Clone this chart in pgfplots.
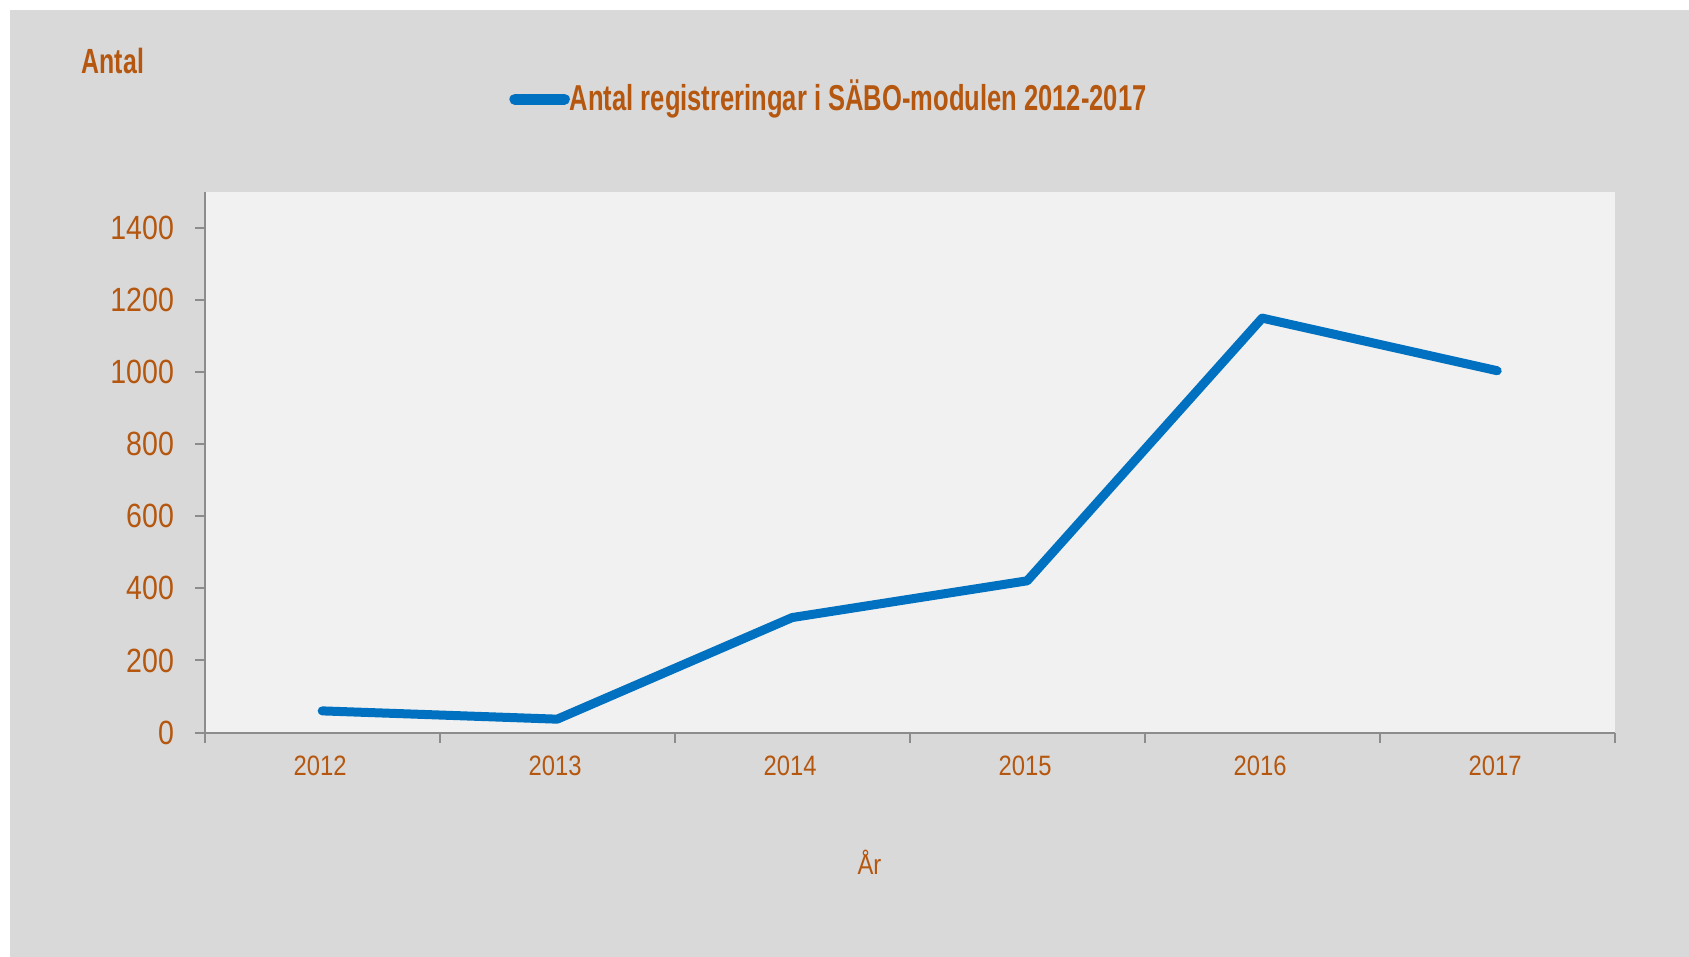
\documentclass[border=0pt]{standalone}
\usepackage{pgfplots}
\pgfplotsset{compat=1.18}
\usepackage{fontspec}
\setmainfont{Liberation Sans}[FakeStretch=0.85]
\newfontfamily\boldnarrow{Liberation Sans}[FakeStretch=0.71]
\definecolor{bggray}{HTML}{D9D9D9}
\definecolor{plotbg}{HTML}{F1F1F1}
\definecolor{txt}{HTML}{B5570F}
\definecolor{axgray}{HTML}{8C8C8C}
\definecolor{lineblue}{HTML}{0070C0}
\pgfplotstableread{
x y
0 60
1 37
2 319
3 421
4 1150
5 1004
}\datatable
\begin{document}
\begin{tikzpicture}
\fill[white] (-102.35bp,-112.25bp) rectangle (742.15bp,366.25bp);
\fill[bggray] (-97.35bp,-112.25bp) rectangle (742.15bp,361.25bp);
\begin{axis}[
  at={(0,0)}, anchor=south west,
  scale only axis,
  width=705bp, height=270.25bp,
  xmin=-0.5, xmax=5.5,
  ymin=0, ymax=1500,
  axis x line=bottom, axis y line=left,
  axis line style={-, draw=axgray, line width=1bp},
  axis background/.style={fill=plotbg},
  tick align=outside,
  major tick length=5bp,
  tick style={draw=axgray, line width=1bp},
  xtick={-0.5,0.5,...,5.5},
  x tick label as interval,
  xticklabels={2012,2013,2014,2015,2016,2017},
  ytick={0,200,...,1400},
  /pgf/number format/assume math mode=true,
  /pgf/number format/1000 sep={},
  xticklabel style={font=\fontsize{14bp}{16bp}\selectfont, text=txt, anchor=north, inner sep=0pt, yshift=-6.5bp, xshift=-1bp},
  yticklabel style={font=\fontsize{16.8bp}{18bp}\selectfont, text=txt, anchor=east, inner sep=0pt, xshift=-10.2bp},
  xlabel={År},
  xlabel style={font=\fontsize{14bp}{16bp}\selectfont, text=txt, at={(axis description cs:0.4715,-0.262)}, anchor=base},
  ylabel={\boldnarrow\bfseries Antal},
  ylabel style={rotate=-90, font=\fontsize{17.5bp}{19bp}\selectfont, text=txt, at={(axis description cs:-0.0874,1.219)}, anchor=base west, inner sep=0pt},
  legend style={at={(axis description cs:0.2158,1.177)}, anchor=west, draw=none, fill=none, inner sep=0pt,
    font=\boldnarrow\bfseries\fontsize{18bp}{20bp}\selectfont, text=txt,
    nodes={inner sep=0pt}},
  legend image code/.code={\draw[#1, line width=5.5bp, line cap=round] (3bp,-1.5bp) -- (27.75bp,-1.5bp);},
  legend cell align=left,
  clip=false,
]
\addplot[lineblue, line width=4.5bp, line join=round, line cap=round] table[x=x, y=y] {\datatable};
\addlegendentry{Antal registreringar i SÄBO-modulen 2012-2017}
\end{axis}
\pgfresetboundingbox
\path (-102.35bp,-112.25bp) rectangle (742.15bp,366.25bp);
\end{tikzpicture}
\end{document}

____

**AIM**
Every line should be retyped exactly, with the pictures omitted.

**REPLY**
Clone this chart in pgfplots.
\documentclass[border=0pt]{standalone}
\usepackage{pgfplots}
\pgfplotsset{compat=1.18}
\usepackage{fontspec}
\setmainfont{Liberation Sans}[FakeStretch=0.85]
\newfontfamily\boldnarrow{Liberation Sans}[FakeStretch=0.71]
\definecolor{bggray}{HTML}{D9D9D9}
\definecolor{plotbg}{HTML}{F1F1F1}
\definecolor{txt}{HTML}{B5570F}
\definecolor{axgray}{HTML}{8C8C8C}
\definecolor{lineblue}{HTML}{0070C0}
\pgfplotstableread{
x y
0 60
1 37
2 319
3 421
4 1150
5 1004
}\datatable
\begin{document}
\begin{tikzpicture}
\fill[white] (-102.35bp,-112.25bp) rectangle (742.15bp,366.25bp);
\fill[bggray] (-97.35bp,-112.25bp) rectangle (742.15bp,361.25bp);
\begin{axis}[
  at={(0,0)}, anchor=south west,
  scale only axis,
  width=705bp, height=270.25bp,
  xmin=-0.5, xmax=5.5,
  ymin=0, ymax=1500,
  axis x line=bottom, axis y line=left,
  axis line style={-, draw=axgray, line width=1bp},
  axis background/.style={fill=plotbg},
  tick align=outside,
  major tick length=5bp,
  tick style={draw=axgray, line width=1bp},
  xtick={-0.5,0.5,...,5.5},
  x tick label as interval,
  xticklabels={2012,2013,2014,2015,2016,2017},
  ytick={0,200,...,1400},
  /pgf/number format/assume math mode=true,
  /pgf/number format/1000 sep={},
  xticklabel style={font=\fontsize{14bp}{16bp}\selectfont, text=txt, anchor=north, inner sep=0pt, yshift=-6.5bp, xshift=-1bp},
  yticklabel style={font=\fontsize{16.8bp}{18bp}\selectfont, text=txt, anchor=east, inner sep=0pt, xshift=-10.2bp},
  xlabel={År},
  xlabel style={font=\fontsize{14bp}{16bp}\selectfont, text=txt, at={(axis description cs:0.4715,-0.262)}, anchor=base},
  ylabel={\boldnarrow\bfseries Antal},
  ylabel style={rotate=-90, font=\fontsize{17.5bp}{19bp}\selectfont, text=txt, at={(axis description cs:-0.0874,1.219)}, anchor=base west, inner sep=0pt},
  legend style={at={(axis description cs:0.2158,1.177)}, anchor=west, draw=none, fill=none, inner sep=0pt,
    font=\boldnarrow\bfseries\fontsize{18bp}{20bp}\selectfont, text=txt,
    nodes={inner sep=0pt}},
  legend image code/.code={\draw[#1, line width=5.5bp, line cap=round] (3bp,-1.5bp) -- (27.75bp,-1.5bp);},
  legend cell align=left,
  clip=false,
]
\addplot[lineblue, line width=4.5bp, line join=round, line cap=round] table[x=x, y=y] {\datatable};
\addlegendentry{Antal registreringar i SÄBO-modulen 2012-2017}
\end{axis}
\pgfresetboundingbox
\path (-102.35bp,-112.25bp) rectangle (742.15bp,366.25bp);
\end{tikzpicture}
\end{document}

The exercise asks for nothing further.